Our fears are more than just nightmares, and the final exam isn’t today or even tomorrow. It happened about 2,000 years ago on Calvary when the Father demanded full satisfaction for all of the evil things we have done—and I’m not just talking about cutting classes. Every wrong thought, word, or action we have ever had has taken us farther and farther from our God and closer and closer to our eternal death. We should have been exiled from the Father’s house forever; eternal foreigners cut off from any hope of Heaven.
After Christmas comes Epiphany, the glorious revelation of how far God will go to bring you home.
But that isn’t how the story ends. On the cross, we see the fulfillment of God’s promise to save us. Here is the end of the star’s guiding as we watch our own sun stop shining, and the Son of God stop breathing. Here we see the length to which God will go to bring you home eternally, the unrelenting love and justice of God. What we could not pay—a perfect life—Christ Jesus paid on our behalf. His blood sealed the deed of our eternal home, his descent into hell canceled our reservations with Satan, and his resurrection and ascension assure us that we will be going home to live with him forever.
This Christmas, it’s okay to feel out of place. It’s okay to grieve the sorrows of this world and to miss the traditional celebrations.
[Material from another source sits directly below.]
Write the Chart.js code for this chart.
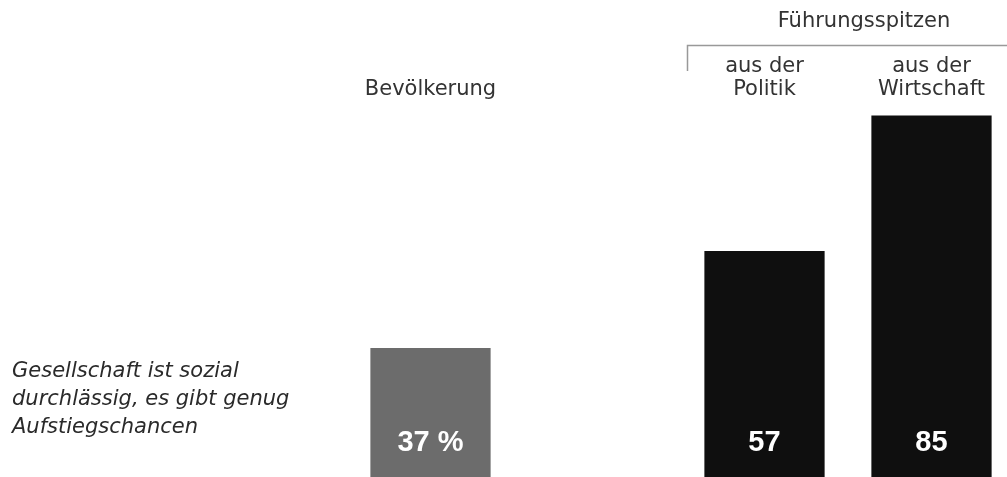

For we know that after Christmas comes Epiphany, the glorious revelation of how far God will go to bring you home. Thank God that he specifically called the magi to himself, scorning all earthly limitations and that the message he extended to them is the same message he extends to you and me: Christ himself is for you, forgives your sins, and will lead you to everlasting life and your eternal home. Happy Epiphany, dear brothers, and sisters.